By the time Torres arrived in the WEC, he had nearly three dozen fights under his belt. He was the type of competitor who wasn’t afraid to absorb two punches to get in one good one. His 2008 and 2009 brawls against Yoshiro Maeda and Takeya Mizugaki, were on their respective Fight of the Year lists for good reason. I was cageside for his fight with Mizugaki at WEC 40 in Chicago, and the wild, all-heart brawl remains one of the five most exciting matches I’ve ever seen in person.
Torres’ dropoff came immediately after the Mizugaki fight, which put him at 37-1. That it happened with the likes of Cruz and Joseph Benavidez coming up made it easy to say Torres was overrated. But he had a lot of mileage on the tires by that point. His decline was fairly swift, and he certainly didn’t help himself with his unfortunate “rape van” tweet which got him cut from the UFC.
In the end, though, Torres was an essential part of the package that made the WEC such a lightning-in-a-bottle experience which is so fondly remembered and will likely never be duplicated. While there’s some truth to the idea that he wasn’t as skilled as the next generation, he made up for it in heart and excitement, and for that, his legacy deserves better than he seems to get.
Holly Holm overrated?
@christopher_kit: If Holly Holm was to go 0-4, can we safely say the Ronda win was a one off and we can no longer consider her an elite fighter?

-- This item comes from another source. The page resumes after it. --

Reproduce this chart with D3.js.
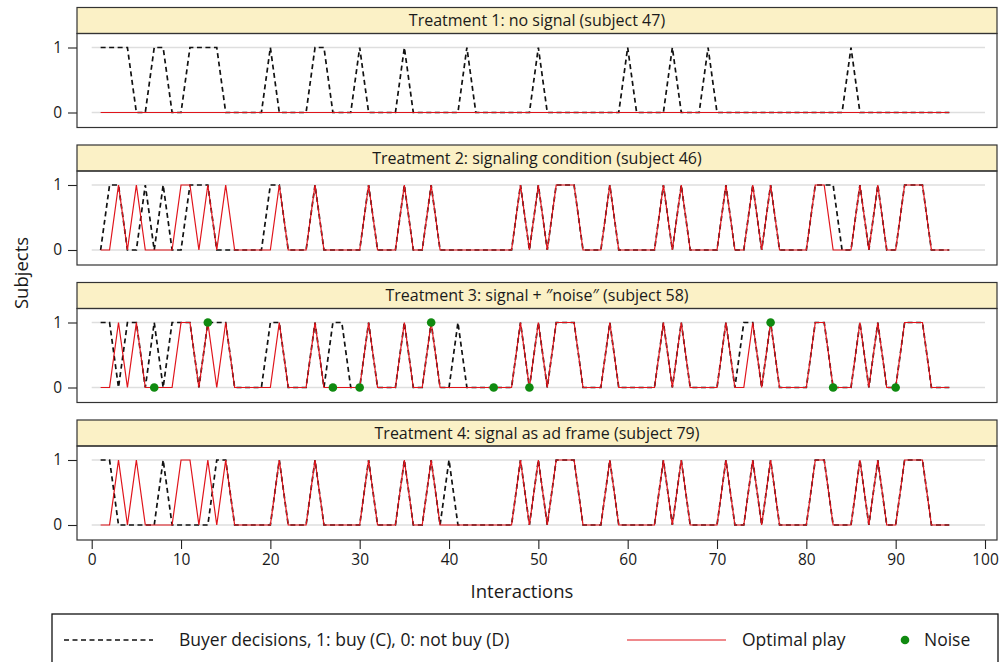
<!DOCTYPE html>
<html><head><meta charset="utf-8">
<script src="https://cdn.jsdelivr.net/npm/d3@7"></script>
<style>
body{margin:0;background:#fff}
text{font-family:"Open Sans",sans-serif;fill:#1a1a1a}
</style>
</head><body><svg id="c" width="1002" height="662"></svg>
<script>
const interactions = [1,2,3,4,5,6,7,8,9,10,11,12,13,14,15,16,17,18,19,20,21,22,23,24,25,26,27,28,29,30,31,32,33,34,35,36,37,38,39,40,41,42,43,44,45,46,47,48,49,50,51,52,53,54,55,56,57,58,59,60,61,62,63,64,65,66,67,68,69,70,71,72,73,74,75,76,77,78,79,80,81,82,83,84,85,86,87,88,89,90,91,92,93,94,95,96];

const panelTitles = [
  "Treatment 1: no signal (subject 47)",
  "Treatment 2: signaling condition (subject 46)",
  "Treatment 3: signal + \u2033noise\u2033 (subject 58)",
  "Treatment 4: signal as ad frame (subject 79)"
];

// Optimal play
const optimalT1 = [0,0,0,0,0,0,0,0,0,0, 0,0,0,0,0,0,0,0,0,0, 0,0,0,0,0,0,0,0,0,0, 0,0,0,0,0,0,0,0,0,0, 0,0,0,0,0,0,0,0,0,0, 0,0,0,0,0,0,0,0,0,0, 0,0,0,0,0,0,0,0,0,0, 0,0,0,0,0,0,0,0,0,0, 0,0,0,0,0,0,0,0,0,0, 0,0,0,0,0,0];
const optimalSignal = [0,0,1,0,1,0,0,0,0,1, 1,0,1,0,1,0,0,0,0,0, 1,0,0,0,1,0,0,0,0,0, 1,0,0,0,1,0,0,1,0,0, 0,0,0,0,0,0,0,1,0,1, 0,1,1,1,0,0,0,1,0,0, 0,0,0,1,0,1,0,0,0,0, 1,0,0,1,0,1,0,0,0,0, 1,1,0,0,0,1,0,1,0,0, 1,1,1,0,0,0];

// Buyer decisions, 1: buy (C), 0: not buy (D)
const buyerT1 = [1,1,1,1,0,0,1,1,0,0, 1,1,1,1,0,0,0,0,0,1, 0,0,0,0,1,1,0,0,0,1, 0,0,0,0,1,0,0,0,0,0, 0,1,0,0,0,0,0,0,0,1, 0,0,0,0,0,0,0,0,0,1, 0,0,0,0,1,0,0,0,1,0, 0,0,0,0,0,0,0,0,0,0, 0,0,0,0,1,0,0,0,0,0, 0,0,0,0,0,0];
const buyerT2 = [0,1,1,0,0,1,0,1,0,0, 1,1,1,0,0,0,0,0,0,1, 1,0,0,0,1,0,0,0,0,0, 1,0,0,0,1,0,0,1,0,0, 0,0,0,0,0,0,0,1,0,1, 0,1,1,1,0,0,0,1,0,0, 0,0,0,1,0,1,0,0,0,0, 1,0,0,1,0,1,0,0,0,0, 1,1,1,0,0,1,0,1,0,0, 1,1,1,0,0,0];
const buyerT3 = [1,1,0,1,1,0,1,0,1,1, 1,0,1,1,1,0,0,0,0,1, 1,0,0,0,1,0,1,1,0,0, 1,0,0,0,1,0,0,1,0,0, 1,0,0,0,0,0,0,1,0,1, 0,1,1,1,0,0,0,1,0,0, 0,0,0,1,0,1,0,0,0,0, 1,0,1,1,0,1,0,0,0,0, 1,1,0,0,0,1,0,1,0,0, 1,1,1,0,0,0];
const buyerT4 = [1,1,0,0,0,0,0,1,0,0, 0,0,0,1,1,0,0,0,0,0, 1,0,0,0,1,0,0,0,0,0, 1,0,0,0,1,0,0,1,0,1, 0,0,0,0,0,0,0,1,0,1, 0,1,1,1,0,0,0,1,0,0, 0,0,0,1,0,1,0,0,0,0, 1,0,0,1,0,1,0,0,0,0, 1,1,0,0,0,1,0,1,0,0, 1,1,1,0,0,0];

// Noise (treatment 3)
const noiseInteractions = [7,13,27,30,38,45,49,76,83,90];
const noiseValues = [0,1,0,0,1,0,0,1,0,0];

const xTicks = [0,10,20,30,40,50,60,70,80,90,100];
const yTicks = [0,1];

const legendLabels = ["Buyer decisions, 1: buy (C), 0: not buy (D)", "Optimal play", "Noise"];

const svg = d3.select("#c");
const C_BLACK = "#111", C_RED = "#e0141b", C_GREEN = "#108a10", C_HEAD = "#fbf1c6";
const x = d3.scaleLinear().domain([0,100]).range([91.7,985]);
const frameL = 77, frameR = 997;
const panelTops = [7.5,145,282.5,420];
const headerH = 26, plotH = 94;

const panels = [
  {buyer: buyerT1, optimal: optimalT1, noise: null},
  {buyer: buyerT2, optimal: optimalSignal, noise: null},
  {buyer: buyerT3, optimal: optimalSignal, noise: {xs: noiseInteractions, ys: noiseValues}},
  {buyer: buyerT4, optimal: optimalSignal, noise: null}
];

panels.forEach((p,k)=>{
  const top = panelTops[k], hb = top + headerH;
  const y = d3.scaleLinear().domain([0,1]).range([hb+79, hb+14]);
  const g = svg.append("g");

  g.selectAll("line.grid").data(yTicks).join("line")
    .attr("x1", x(0)).attr("x2", x(100))
    .attr("y1", d=>y(d)).attr("y2", d=>y(d))
    .attr("stroke","#dedede").attr("stroke-width",1.5);

  const ay = g.append("g").attr("transform",`translate(${frameL},0)`)
    .call(d3.axisLeft(y).tickValues(yTicks).tickSize(9).tickPadding(6).tickFormat(d3.format("d")));
  ay.select(".domain").remove();
  ay.selectAll(".tick line").attr("stroke","#222").attr("stroke-width",1.1);
  ay.selectAll(".tick text").attr("font-size",15.5).attr("font-family","Open Sans, sans-serif").attr("fill","#1a1a1a");

  const line = d3.line().x((d,i)=>x(interactions[i])).y(d=>y(d));
  g.append("path").datum(p.buyer).attr("d",line).attr("fill","none")
    .attr("stroke",C_BLACK).attr("stroke-width",1.7).attr("stroke-dasharray","5,3.5");
  g.append("path").datum(p.optimal).attr("d",line).attr("fill","none")
    .attr("stroke",C_RED).attr("stroke-width",1.2);

  if (p.noise) {
    g.selectAll("circle").data(p.noise.xs).join("circle")
      .attr("cx", d=>x(d)).attr("cy", (d,i)=>y(p.noise.ys[i])).attr("r",4.3)
      .attr("fill",C_GREEN);
  }

  g.append("rect").attr("x",frameL).attr("y",top).attr("width",frameR-frameL).attr("height",headerH)
    .attr("fill",C_HEAD).attr("stroke","#333").attr("stroke-width",1.2);
  g.append("text").attr("x",(frameL+frameR)/2).attr("y",top+headerH/2+5.5)
    .attr("text-anchor","middle").attr("font-size",16).text(panelTitles[k]);
  g.append("rect").attr("x",frameL).attr("y",hb).attr("width",frameR-frameL).attr("height",plotH)
    .attr("fill","none").attr("stroke","#333").attr("stroke-width",1.2);

  if (k === 3) {
    const ax = g.append("g").attr("transform",`translate(0,${hb+plotH})`)
      .call(d3.axisBottom(x).tickValues(xTicks).tickSize(9).tickPadding(5).tickFormat(d3.format("d")));
    ax.select(".domain").remove();
    ax.selectAll(".tick line").attr("stroke","#222").attr("stroke-width",1.1);
    ax.selectAll(".tick text").attr("font-size",15.5).attr("font-family","Open Sans, sans-serif").attr("fill","#1a1a1a");
  }
});

svg.append("text").attr("x",522).attr("y",598).attr("text-anchor","middle")
  .attr("font-size",18.5).text("Interactions");
svg.append("text").attr("transform","translate(28,273) rotate(-90)").attr("text-anchor","middle")
  .attr("font-size",18.5).text("Subjects");

const lg = svg.append("g");
lg.append("rect").attr("x",52).attr("y",614).attr("width",946).attr("height",60)
  .attr("fill","#fff").attr("stroke","#111").attr("stroke-width",1.3);
const ly = 640;
lg.append("line").attr("x1",64).attr("x2",153).attr("y1",ly).attr("y2",ly)
  .attr("stroke",C_BLACK).attr("stroke-width",1.7).attr("stroke-dasharray","5,3.5");
lg.append("text").attr("x",179).attr("y",ly+6).attr("font-size",17.5).text(legendLabels[0]);
lg.append("line").attr("x1",627).attr("x2",726).attr("y1",ly).attr("y2",ly)
  .attr("stroke",C_RED).attr("stroke-width",1.2);
lg.append("text").attr("x",742).attr("y",ly+6).attr("font-size",17.5).text(legendLabels[1]);
lg.append("circle").attr("cx",905).attr("cy",ly).attr("r",4.3).attr("fill",C_GREEN);
lg.append("text").attr("x",924).attr("y",ly+6).attr("font-size",17.5).text(legendLabels[2]);
</script>
</body></html>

Man, tough crowd. I’m deliberately placing this right under the Torres question because there’s a bit of a similar theme. By the time Holm kicked Ronda Rousey’s head halfway across Australia, she was already approaching her mid-30s; was in her 10th UFC fight, and had a 33-fight pro boxing career as well as three kickboxing matches. Her expected matchup with Bethe Correia in Singapore will be her 50th official combat sports fight. The theme with both Torres and Holm: Fighters’ primes don’t always neatly match their highest-profile spotlights. And anyway, considering she was winning the her fight with Miesha Tate and got caught at the end, and that with a competent referee she would have had at worst a draw with one point deduction and at best a win with two, either of which would have been justified, let’s not write Holly off just yet, eh?